I myself am a product of my past actions:

  • I don’t have a job at any of the major oil or energy companies because I refuse to play the patronage beauty contest. Meaning, I can’t make nearly as much money doing the same work as my peers in my profession.
  • I chose not to adopt any children and probably won’t in the future because I enjoy having my fun lifestyle and a healthy savings account. And now I live with the small lingering fact that I won’t have anyone to depend on when I become elderly.
  • I chose not to invest that extra cash, which means my extra savings will not grow as quickly as it could in the market.
  • I choose to run up credit card debt, even though I have the money to pay for my needs. Now, I have to spend several hundred dollars a month to pay interest and pay off debt.
  • I chose to stare at a practically naked runner while riding my bicycle instead of watching the road.
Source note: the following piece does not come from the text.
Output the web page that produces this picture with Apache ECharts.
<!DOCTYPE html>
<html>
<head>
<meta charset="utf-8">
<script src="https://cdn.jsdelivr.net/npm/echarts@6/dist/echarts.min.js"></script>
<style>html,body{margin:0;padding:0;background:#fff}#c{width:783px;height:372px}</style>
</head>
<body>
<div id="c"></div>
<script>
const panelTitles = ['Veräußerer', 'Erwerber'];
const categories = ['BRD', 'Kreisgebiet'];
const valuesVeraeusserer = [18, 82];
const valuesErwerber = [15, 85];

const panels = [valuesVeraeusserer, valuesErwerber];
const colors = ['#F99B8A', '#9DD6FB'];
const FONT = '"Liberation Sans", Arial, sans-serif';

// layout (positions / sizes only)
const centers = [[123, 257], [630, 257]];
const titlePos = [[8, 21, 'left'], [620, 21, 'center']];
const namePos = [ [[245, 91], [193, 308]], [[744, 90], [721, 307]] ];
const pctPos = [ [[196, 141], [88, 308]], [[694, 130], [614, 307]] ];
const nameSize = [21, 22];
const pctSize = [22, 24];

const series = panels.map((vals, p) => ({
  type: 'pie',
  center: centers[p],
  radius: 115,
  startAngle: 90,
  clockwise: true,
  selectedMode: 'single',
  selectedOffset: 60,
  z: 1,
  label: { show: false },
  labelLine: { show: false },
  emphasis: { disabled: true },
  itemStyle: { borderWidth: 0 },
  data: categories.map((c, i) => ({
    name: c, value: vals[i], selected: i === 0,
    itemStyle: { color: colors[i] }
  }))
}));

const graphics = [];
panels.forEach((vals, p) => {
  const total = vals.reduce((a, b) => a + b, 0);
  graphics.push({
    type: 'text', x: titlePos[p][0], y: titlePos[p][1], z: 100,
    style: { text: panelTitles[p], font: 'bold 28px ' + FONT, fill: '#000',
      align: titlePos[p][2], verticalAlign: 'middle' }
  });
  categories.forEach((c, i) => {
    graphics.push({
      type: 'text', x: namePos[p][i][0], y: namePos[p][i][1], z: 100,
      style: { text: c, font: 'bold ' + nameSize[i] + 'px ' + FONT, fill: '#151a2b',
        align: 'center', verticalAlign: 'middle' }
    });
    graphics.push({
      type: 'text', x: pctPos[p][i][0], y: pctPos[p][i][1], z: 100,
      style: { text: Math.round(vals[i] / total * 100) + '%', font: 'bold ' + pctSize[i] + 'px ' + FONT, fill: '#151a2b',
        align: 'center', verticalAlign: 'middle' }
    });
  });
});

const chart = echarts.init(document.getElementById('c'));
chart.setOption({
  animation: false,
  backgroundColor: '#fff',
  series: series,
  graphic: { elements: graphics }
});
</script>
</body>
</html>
I got a busted lip and a broken tooth, which were expensive to fix (even with good health and dental insurance).

Most of the minimum wage laborers are in the positions they are because of their own life choices, and we shouldn’t cheapen the accomplishments of those who earned their positions and rates of pay by giving higher wages to those who didn’t earn it. I applaud the single mothers and fathers who work all day and commit to night schooling. I applaud those young adults who spent several years earning a bachelor’s degree with no support from their families (it took me a decade to get a “4-year” degree). These are examples of people who decided to work to improve their lives and earn a better paying job. These aren’t people who were given more pay in response to an emergency. These aren’t people who’re taking advantage of a hopefully temporary pay hike in a temporary labor shortage.
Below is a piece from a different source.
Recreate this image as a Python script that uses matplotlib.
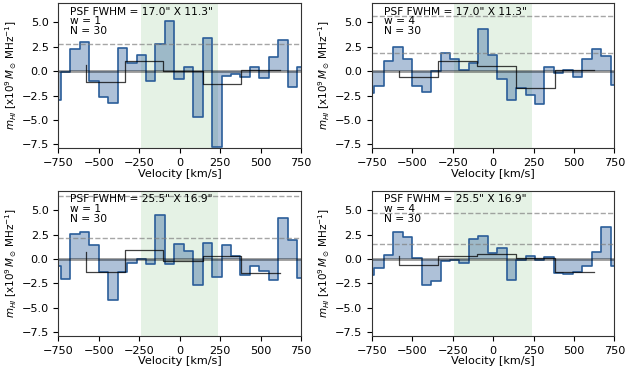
import numpy as np
import matplotlib
matplotlib.use('Agg')
import matplotlib.pyplot as plt

# fine channel centres (km/s), ~58.4 km/s wide
v_fine = -763 + 58.4 * np.arange(27)
# coarse (4-channel) binned spectrum, drawn with where='pre'
v_coarse = [-580, -340, -100, 143, 381, 623]

psf = ['17.0" X 11.3"', '17.0" X 11.3"', '25.5" X 16.9"', '25.5" X 16.9"']
w = [1, 4, 1, 4]
n = 30

m_fine = [
    [-3.0, -0.05, 2.3, 3.0, -1.0, -2.7, -3.25, 2.35, 0.8, 1.7, -1.0, 2.75, 5.15, -0.8,
     0.4, -4.7, 3.4, -7.8, -0.45, -0.25, -0.55, 0.4, -0.75, 1.5, 3.15, -1.6, 0.4],
    [-2.2, -1.5, 1.05, 2.45, 1.3, -1.5, -2.15, 0.0, 1.9, 1.2, 0.15, 0.85, 4.3, 1.7,
     -0.85, -3.0, -1.75, -2.4, -3.4, 0.45, -0.15, 0.1, -0.6, 1.3, 2.25, 1.55, -1.4],
    [-0.7, -2.05, 2.6, 2.75, 1.4, -1.3, -4.2, -1.3, -0.4, -0.05, -0.5, 4.5, -0.5, 1.55,
     0.8, -2.7, 1.6, -1.9, 1.4, 0.25, -1.65, -0.7, -1.2, -2.2, 4.25, 1.9, -1.95],
    [-1.65, -0.95, 0.45, 2.75, 2.3, 0.05, -2.7, -2.3, -0.25, -0.15, -0.4, 2.0, 2.35, 0.6,
     1.15, -2.15, -0.15, 0.35, -0.15, 0.15, -1.4, -1.6, -1.35, -0.7, 0.7, 3.25, -0.7],
]
m_coarse = [
    [0.6, -1.1, 1.05, 0.0, -1.3, 0.15],
    [0.0, -0.6, 1.0, 0.5, -1.75, 0.15],
    [0.7, -1.3, 0.9, -0.2, 0.25, -1.45],
    [0.3, -0.6, 0.3, 0.5, 0.1, -1.35],
]
# 1 sigma and 3 sigma noise levels
sigma = [2.75, 1.9, 2.15, 1.57]

plt.rcParams['font.size'] = 8.1
fig = plt.figure(figsize=(6.27, 3.74), dpi=100)
lefts = [0.093, 0.593, 0.093, 0.593]
bottoms = [0.604, 0.604, 0.102, 0.102]
col = '#2a5d99'

for i in range(4):
    ax = fig.add_axes([lefts[i], bottoms[i], 0.387, 0.388])
    ax.axvspan(-240, 240, color='g', alpha=0.1, lw=0)
    ax.fill_between(v_fine, m_fine[i], step='mid', color=col, alpha=0.38, lw=0)
    ax.step(v_fine, m_fine[i], where='mid', color=col, lw=1.2)
    ax.axhline(0, color='k', alpha=0.4, lw=2)
    ax.axhline(sigma[i], color='grey', ls='--', lw=1, alpha=0.7)
    ax.axhline(3 * sigma[i], color='grey', ls='--', lw=1, alpha=0.7)
    ax.step(v_coarse, m_coarse[i], where='pre', color='k', lw=0.9, alpha=0.75)
    ax.text(0.05, 0.975, 'PSF FWHM = ' + psf[i] + '\nw = ' + str(w[i]) + '\nN = ' + str(n),
            transform=ax.transAxes, va='top', ha='left', linespacing=0.95, fontsize=7.7)
    ax.set_xlim(-750, 750)
    ax.set_ylim(-7.9, 7.0)
    ax.set_xticks([-750, -500, -250, 0, 250, 500, 750])
    ax.set_yticks([-7.5, -5.0, -2.5, 0.0, 2.5, 5.0])
    ax.set_xlabel('Velocity [km/s]', labelpad=0.5)
    ax.set_ylabel(r'$m_{HI}$ [x10$^9\,M_\odot\,$MHz$^{-1}$]', labelpad=2, fontsize=7.5)
    for s in ax.spines.values():
        s.set_color('#333333')

fig.savefig('out.png', dpi=100)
To wrap up on a humorous note, I’m glad OnlyFans is banning porn. Because, hopefully, when the (sexy) laborers lose that source of income they’ll return to conventional jobs. This will cause the labor shortage to subside and drive wages back to reasonable rates. Then we’ll start seeing the higher paid laborers who benefitted from what will then be called an emergency rate, get laid off because they cost too much when compared to the rest of the market.
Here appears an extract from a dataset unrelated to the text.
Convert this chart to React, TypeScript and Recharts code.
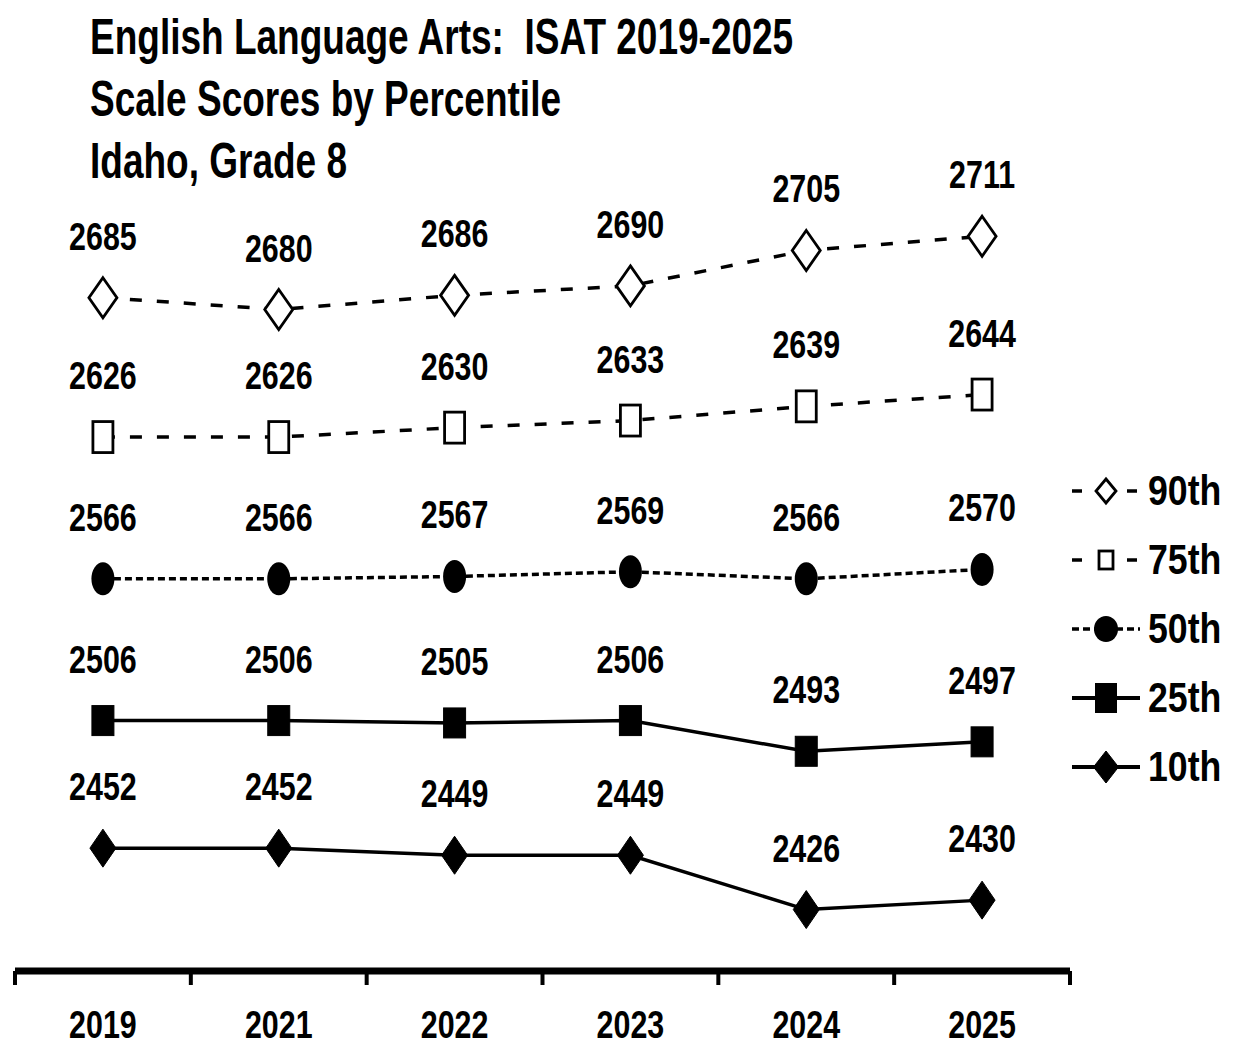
import React from "react";
import { LineChart, Line, XAxis, YAxis, LabelList } from "recharts";

const YEARS = ["2019", "2021", "2022", "2023", "2024", "2025"];
const P90 = [2685, 2680, 2686, 2690, 2705, 2711];
const P75 = [2626, 2626, 2630, 2633, 2639, 2644];
const P50 = [2566, 2566, 2567, 2569, 2566, 2570];
const P25 = [2506, 2506, 2505, 2506, 2493, 2497];
const P10 = [2452, 2452, 2449, 2449, 2426, 2430];

const TITLE = ["English Language Arts:  ISAT 2019-2025", "Scale Scores by Percentile", "Idaho, Grade 8"];

// No Arial Narrow here, so squeeze Liberation Sans Bold horizontally instead.
const FONT = "'Liberation Sans', Arial, sans-serif";
const INK = "#000";

const W = 1234;
const H = 1046;
const MARGIN = { top: 26, right: 164, bottom: 0, left: 15 };
// half a category slot; tick marks sit on the slot edges, labels in the middle
const HALF_BAND = (W - MARGIN.left - MARGIN.right) / YEARS.length / 2;

const data = YEARS.map((year, i) => ({
  year,
  p90: P90[i],
  p75: P75[i],
  p50: P50[i],
  p25: P25[i],
  p10: P10[i],
}));

type Kind = "openDiamond" | "openSquare" | "dot" | "square" | "diamond";

/** Marker drawn around (cx, cy); sizes are w x h in px. */
function Marker({ cx, cy, kind, w, h }: { cx?: number; cy?: number; kind: Kind; w: number; h: number }) {
  if (cx == null || cy == null) return null;
  const hw = w / 2;
  const hh = h / 2;
  if (kind === "openDiamond" || kind === "diamond") {
    const open = kind === "openDiamond";
    return (
      <polygon
        points={`${cx},${cy - hh} ${cx + hw},${cy} ${cx},${cy + hh} ${cx - hw},${cy}`}
        fill={open ? "#fff" : INK}
        stroke={INK}
        strokeWidth={open ? 2.8 : 1}
      />
    );
  }
  if (kind === "openSquare" || kind === "square") {
    const open = kind === "openSquare";
    return (
      <rect
        x={cx - hw}
        y={cy - hh}
        width={w}
        height={h}
        fill={open ? "#fff" : INK}
        stroke={INK}
        strokeWidth={open ? 2.8 : 1}
      />
    );
  }
  return <ellipse cx={cx} cy={cy} rx={hw} ry={hh} fill={INK} />;
}

interface Series {
  key: string;
  name: string;
  kind: Kind;
  dash?: string;
  mw: number;
  mh: number;
  // legend marker size
  lw: number;
  lh: number;
  legendDash?: string;
}

const SERIES: Series[] = [
  { key: "p90", name: "90th", kind: "openDiamond", dash: "12 15", mw: 28, mh: 40, lw: 20, lh: 24, legendDash: "10 45" },
  { key: "p75", name: "75th", kind: "openSquare", dash: "12 15", mw: 20, mh: 31, lw: 14, lh: 18, legendDash: "10 45" },
  { key: "p50", name: "50th", kind: "dot", dash: "7 4", mw: 23, mh: 33, lw: 24, lh: 26, legendDash: "7 4" },
  { key: "p25", name: "25th", kind: "square", mw: 22, mh: 30, lw: 21, lh: 29 },
  { key: "p10", name: "10th", kind: "diamond", mw: 26, mh: 38, lw: 25, lh: 32 },
];

function NarrowText({ x, y, size, sx, children }: { x: number; y: number; size: number; sx: number; children: React.ReactNode }) {
  return (
    <text
      transform={`translate(${x},${y}) scale(${sx},1)`}
      textAnchor="middle"
      fontFamily={FONT}
      fontWeight={700}
      fontSize={size}
      fill={INK}
    >
      {children}
    </text>
  );
}

function ValueLabel(props: { x?: number; y?: number; value?: number }) {
  const { x, y, value } = props;
  if (x == null || y == null) return null;
  return (
    <NarrowText x={x} y={y - 48} size={38} sx={0.8}>
      {value}
    </NarrowText>
  );
}

/** Year label in the middle of its slot, plus the tick mark(s) on the slot edges. */
function YearTick(props: { x?: number; y?: number; index?: number; payload?: { value: string } }) {
  const { x, y, index, payload } = props;
  if (x == null || y == null || !payload) return null;
  const axisY = MARGIN.top + (H - MARGIN.top - 75);
  const edges = [x - HALF_BAND];
  if (index === YEARS.length - 1) edges.push(x + HALF_BAND);
  return (
    <g>
      {edges.map((ex) => (
        <line key={ex} x1={ex} x2={ex} y1={axisY} y2={axisY + 14} stroke={INK} strokeWidth={4} />
      ))}
      <NarrowText x={x} y={1038} size={38} sx={0.8}>
        {payload.value}
      </NarrowText>
    </g>
  );
}

function LegendBox() {
  return (
    <div style={{ position: "absolute", left: 1068, top: 456, width: 166 }}>
      {SERIES.map((s) => (
        <div key={s.key} style={{ height: 69, display: "flex", alignItems: "center" }}>
          <svg width={76} height={40} style={{ flex: "none" }}>
            <line
              x1={4}
              x2={72}
              y1={20}
              y2={20}
              stroke={INK}
              strokeWidth={s.dash ? 3.5 : 4}
              strokeDasharray={s.legendDash}
            />
            <Marker cx={38} cy={20} kind={s.kind} w={s.lw} h={s.lh} />
          </svg>
          <span
            style={{
              fontFamily: FONT,
              fontWeight: 700,
              fontSize: 42,
              lineHeight: "42px",
              marginLeft: 4,
              color: INK,
              display: "inline-block",
              transform: "scaleX(0.85)",
              transformOrigin: "left center",
              whiteSpace: "nowrap",
            }}
          >
            {s.name}
          </span>
        </div>
      ))}
    </div>
  );
}

export default function App() {
  return (
    <div style={{ position: "relative", width: W, height: H, background: "#fff", overflow: "hidden" }}>
      <style>{"body{margin:0}"}</style>
      <LineChart width={W} height={H} data={data} margin={MARGIN}>
        <XAxis
          dataKey="year"
          type="category"
          scale="band"
          height={75}
          axisLine={{ stroke: INK, strokeWidth: 7 }}
          tickLine={false}
          tick={<YearTick />}
          interval={0}
        />
        <YAxis domain={[2400, 2800]} hide />
        {SERIES.map((s) => (
          <Line
            key={s.key}
            dataKey={s.key}
            name={s.name}
            stroke={INK}
            strokeWidth={s.dash ? 3.5 : 3.5}
            strokeDasharray={s.dash}
            dot={<Marker kind={s.kind} w={s.mw} h={s.mh} />}
            activeDot={false}
            isAnimationActive={false}
          >
            <LabelList dataKey={s.key} content={<ValueLabel />} />
          </Line>
        ))}
      </LineChart>
      <LegendBox />
      <div style={{ position: "absolute", left: 90, top: 6 }}>
        {TITLE.map((t) => (
          <div
            key={t}
            style={{
              fontFamily: FONT,
              fontWeight: 700,
              fontSize: 50,
              lineHeight: "62px",
              height: 62,
              color: INK,
              whiteSpace: "pre",
              transform: "scaleX(0.74)",
              transformOrigin: "left center",
            }}
          >
            {t}
          </div>
        ))}
      </div>
    </div>
  );
}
I bet you didn’t think of that long-term possibility. Did you?

[1] Yes, you read that right. I called it socialist media.

[2] I personally prefer ordering using a kiosk, solely because I dislike having to yell at someone so they can hear me to place an order. 

[3] Unemployable is defined as unskilled, potential, workers who cannot get past the interview process because of: no address, no SSN, no valid ID, no cleanliness, and no positive demeanor.